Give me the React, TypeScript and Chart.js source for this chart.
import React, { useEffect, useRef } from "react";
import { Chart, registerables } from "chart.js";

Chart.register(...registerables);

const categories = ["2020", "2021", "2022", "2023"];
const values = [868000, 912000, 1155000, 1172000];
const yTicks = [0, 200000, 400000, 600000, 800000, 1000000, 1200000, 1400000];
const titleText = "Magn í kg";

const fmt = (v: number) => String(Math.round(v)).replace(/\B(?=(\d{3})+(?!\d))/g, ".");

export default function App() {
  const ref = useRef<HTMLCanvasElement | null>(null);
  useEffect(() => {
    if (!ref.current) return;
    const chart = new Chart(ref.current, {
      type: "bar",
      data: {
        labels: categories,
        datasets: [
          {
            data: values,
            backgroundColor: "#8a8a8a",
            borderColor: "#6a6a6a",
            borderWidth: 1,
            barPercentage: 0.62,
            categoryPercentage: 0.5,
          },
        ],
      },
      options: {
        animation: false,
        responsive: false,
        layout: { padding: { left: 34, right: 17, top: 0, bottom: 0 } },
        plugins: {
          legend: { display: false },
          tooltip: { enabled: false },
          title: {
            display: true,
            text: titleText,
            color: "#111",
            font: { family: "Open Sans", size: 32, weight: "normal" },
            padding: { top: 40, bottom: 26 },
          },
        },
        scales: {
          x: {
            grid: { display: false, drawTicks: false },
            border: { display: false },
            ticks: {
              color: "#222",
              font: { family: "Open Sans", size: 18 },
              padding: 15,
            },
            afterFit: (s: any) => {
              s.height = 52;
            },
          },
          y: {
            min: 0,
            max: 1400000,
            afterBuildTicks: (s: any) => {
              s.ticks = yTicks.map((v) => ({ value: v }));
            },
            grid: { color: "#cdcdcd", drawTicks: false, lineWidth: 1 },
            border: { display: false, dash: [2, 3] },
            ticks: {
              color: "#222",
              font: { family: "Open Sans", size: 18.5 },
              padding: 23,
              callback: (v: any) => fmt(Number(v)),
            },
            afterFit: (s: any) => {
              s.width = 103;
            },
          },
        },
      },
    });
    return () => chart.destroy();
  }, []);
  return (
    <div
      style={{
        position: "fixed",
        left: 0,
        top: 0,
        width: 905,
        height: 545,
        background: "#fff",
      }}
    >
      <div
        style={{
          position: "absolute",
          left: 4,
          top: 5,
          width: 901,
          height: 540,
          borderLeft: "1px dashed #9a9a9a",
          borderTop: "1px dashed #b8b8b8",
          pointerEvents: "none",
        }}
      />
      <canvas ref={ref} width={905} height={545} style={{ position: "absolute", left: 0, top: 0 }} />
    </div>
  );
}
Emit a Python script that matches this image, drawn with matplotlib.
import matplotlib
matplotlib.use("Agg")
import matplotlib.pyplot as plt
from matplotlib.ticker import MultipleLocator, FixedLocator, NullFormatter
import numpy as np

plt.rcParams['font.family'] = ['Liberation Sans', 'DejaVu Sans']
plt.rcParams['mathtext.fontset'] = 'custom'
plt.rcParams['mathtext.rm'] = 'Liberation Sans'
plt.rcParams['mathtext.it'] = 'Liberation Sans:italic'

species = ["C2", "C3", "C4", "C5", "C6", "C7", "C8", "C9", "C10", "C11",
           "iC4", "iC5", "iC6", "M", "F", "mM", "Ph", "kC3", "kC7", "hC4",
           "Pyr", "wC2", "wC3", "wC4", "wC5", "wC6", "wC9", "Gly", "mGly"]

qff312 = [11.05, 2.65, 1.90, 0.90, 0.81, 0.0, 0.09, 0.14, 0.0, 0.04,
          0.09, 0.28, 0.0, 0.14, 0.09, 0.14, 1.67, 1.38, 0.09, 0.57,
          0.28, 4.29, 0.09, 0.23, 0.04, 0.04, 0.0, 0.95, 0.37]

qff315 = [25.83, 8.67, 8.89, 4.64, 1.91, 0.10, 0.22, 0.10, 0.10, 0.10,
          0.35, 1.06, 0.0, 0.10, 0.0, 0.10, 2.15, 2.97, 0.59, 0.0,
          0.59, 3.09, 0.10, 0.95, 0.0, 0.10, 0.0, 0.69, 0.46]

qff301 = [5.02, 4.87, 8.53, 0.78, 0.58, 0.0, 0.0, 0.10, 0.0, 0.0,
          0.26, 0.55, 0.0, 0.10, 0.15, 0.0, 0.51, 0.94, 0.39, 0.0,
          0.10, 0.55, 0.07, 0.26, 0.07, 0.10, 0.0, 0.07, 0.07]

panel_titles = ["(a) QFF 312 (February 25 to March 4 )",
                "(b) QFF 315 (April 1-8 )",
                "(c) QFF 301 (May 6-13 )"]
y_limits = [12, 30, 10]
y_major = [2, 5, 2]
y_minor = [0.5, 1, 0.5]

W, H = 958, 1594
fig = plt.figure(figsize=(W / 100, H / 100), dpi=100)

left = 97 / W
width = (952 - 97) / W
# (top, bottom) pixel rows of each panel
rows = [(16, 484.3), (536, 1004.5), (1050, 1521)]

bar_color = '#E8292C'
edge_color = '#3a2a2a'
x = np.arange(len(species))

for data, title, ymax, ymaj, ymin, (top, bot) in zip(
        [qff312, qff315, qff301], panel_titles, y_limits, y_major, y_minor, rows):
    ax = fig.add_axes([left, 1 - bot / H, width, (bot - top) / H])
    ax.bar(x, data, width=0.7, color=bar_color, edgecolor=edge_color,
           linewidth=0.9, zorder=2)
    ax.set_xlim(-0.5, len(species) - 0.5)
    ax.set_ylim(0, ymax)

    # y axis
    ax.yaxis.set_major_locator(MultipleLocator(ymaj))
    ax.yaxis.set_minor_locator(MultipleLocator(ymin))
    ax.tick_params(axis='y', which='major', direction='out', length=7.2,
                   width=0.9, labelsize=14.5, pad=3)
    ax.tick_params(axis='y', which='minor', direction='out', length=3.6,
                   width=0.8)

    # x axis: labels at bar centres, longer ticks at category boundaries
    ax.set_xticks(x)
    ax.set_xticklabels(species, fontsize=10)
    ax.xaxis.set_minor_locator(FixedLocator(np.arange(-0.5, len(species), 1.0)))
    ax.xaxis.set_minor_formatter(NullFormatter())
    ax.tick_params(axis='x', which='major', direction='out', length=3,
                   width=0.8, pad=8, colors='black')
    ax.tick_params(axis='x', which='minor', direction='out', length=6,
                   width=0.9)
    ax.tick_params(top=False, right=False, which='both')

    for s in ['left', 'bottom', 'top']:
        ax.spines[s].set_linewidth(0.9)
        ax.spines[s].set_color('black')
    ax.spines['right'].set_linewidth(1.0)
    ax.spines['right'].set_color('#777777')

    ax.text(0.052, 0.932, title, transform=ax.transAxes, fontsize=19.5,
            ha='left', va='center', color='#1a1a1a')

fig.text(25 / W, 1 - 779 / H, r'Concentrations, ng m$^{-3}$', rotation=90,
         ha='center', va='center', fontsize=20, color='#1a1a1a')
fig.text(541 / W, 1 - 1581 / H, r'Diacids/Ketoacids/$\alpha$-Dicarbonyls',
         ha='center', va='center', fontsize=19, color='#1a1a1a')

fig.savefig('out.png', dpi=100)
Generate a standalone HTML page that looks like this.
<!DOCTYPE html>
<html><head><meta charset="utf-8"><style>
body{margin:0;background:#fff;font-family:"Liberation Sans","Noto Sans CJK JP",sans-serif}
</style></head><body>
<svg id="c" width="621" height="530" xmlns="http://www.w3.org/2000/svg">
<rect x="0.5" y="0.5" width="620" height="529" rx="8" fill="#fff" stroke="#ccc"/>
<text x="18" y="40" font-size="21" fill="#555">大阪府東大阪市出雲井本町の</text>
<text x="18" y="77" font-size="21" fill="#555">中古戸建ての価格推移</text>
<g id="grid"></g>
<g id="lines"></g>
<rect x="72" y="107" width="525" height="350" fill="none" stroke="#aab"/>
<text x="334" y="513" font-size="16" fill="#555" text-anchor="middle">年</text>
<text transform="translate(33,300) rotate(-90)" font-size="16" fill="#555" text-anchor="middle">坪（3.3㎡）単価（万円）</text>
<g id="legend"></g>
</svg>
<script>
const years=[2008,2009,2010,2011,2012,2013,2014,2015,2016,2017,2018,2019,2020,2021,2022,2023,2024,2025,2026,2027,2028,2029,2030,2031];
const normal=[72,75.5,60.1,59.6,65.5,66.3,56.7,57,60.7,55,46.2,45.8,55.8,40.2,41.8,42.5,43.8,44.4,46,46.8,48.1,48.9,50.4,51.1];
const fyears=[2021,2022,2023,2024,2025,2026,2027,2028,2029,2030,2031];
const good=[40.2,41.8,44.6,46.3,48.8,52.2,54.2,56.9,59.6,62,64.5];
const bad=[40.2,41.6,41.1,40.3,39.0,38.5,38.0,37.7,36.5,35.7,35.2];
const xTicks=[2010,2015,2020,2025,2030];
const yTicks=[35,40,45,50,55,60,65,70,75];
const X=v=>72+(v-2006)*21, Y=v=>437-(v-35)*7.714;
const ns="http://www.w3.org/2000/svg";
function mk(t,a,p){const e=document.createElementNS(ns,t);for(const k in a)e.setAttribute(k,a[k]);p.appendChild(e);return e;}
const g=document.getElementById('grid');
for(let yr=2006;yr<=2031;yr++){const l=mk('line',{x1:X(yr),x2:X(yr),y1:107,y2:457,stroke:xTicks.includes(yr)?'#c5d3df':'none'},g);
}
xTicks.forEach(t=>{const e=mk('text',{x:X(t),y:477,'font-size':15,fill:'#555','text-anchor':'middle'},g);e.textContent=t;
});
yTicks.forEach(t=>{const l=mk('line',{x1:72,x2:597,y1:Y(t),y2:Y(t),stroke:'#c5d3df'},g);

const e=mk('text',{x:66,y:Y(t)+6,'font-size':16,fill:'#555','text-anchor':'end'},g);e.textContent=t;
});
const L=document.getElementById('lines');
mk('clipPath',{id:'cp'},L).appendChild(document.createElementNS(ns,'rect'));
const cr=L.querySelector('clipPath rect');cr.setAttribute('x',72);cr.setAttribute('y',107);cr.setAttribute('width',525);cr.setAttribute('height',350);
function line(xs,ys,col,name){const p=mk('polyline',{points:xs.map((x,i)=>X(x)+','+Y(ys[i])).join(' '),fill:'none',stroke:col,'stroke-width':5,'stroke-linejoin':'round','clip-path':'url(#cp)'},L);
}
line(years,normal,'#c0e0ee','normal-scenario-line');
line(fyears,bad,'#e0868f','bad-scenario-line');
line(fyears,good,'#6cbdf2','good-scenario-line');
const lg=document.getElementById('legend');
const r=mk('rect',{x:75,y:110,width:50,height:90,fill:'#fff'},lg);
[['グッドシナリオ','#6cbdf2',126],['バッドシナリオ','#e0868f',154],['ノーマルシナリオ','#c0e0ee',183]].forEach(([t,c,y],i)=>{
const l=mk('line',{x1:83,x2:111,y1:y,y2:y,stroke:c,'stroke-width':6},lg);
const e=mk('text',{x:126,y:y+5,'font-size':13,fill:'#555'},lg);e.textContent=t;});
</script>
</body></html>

· · ·

[Written request]
Give back the opening line of the records above and every line after it, up to and including the one with "const fmt = (v: number)", unchanged.

[Expected answer]
Give me the React, TypeScript and Chart.js source for this chart.
import React, { useEffect, useRef } from "react";
import { Chart, registerables } from "chart.js";

Chart.register(...registerables);

const categories = ["2020", "2021", "2022", "2023"];
const values = [868000, 912000, 1155000, 1172000];
const yTicks = [0, 200000, 400000, 600000, 800000, 1000000, 1200000, 1400000];
const titleText = "Magn í kg";

const fmt = (v: number) => String(Math.round(v)).replace(/\B(?=(\d{3})+(?!\d))/g, ".");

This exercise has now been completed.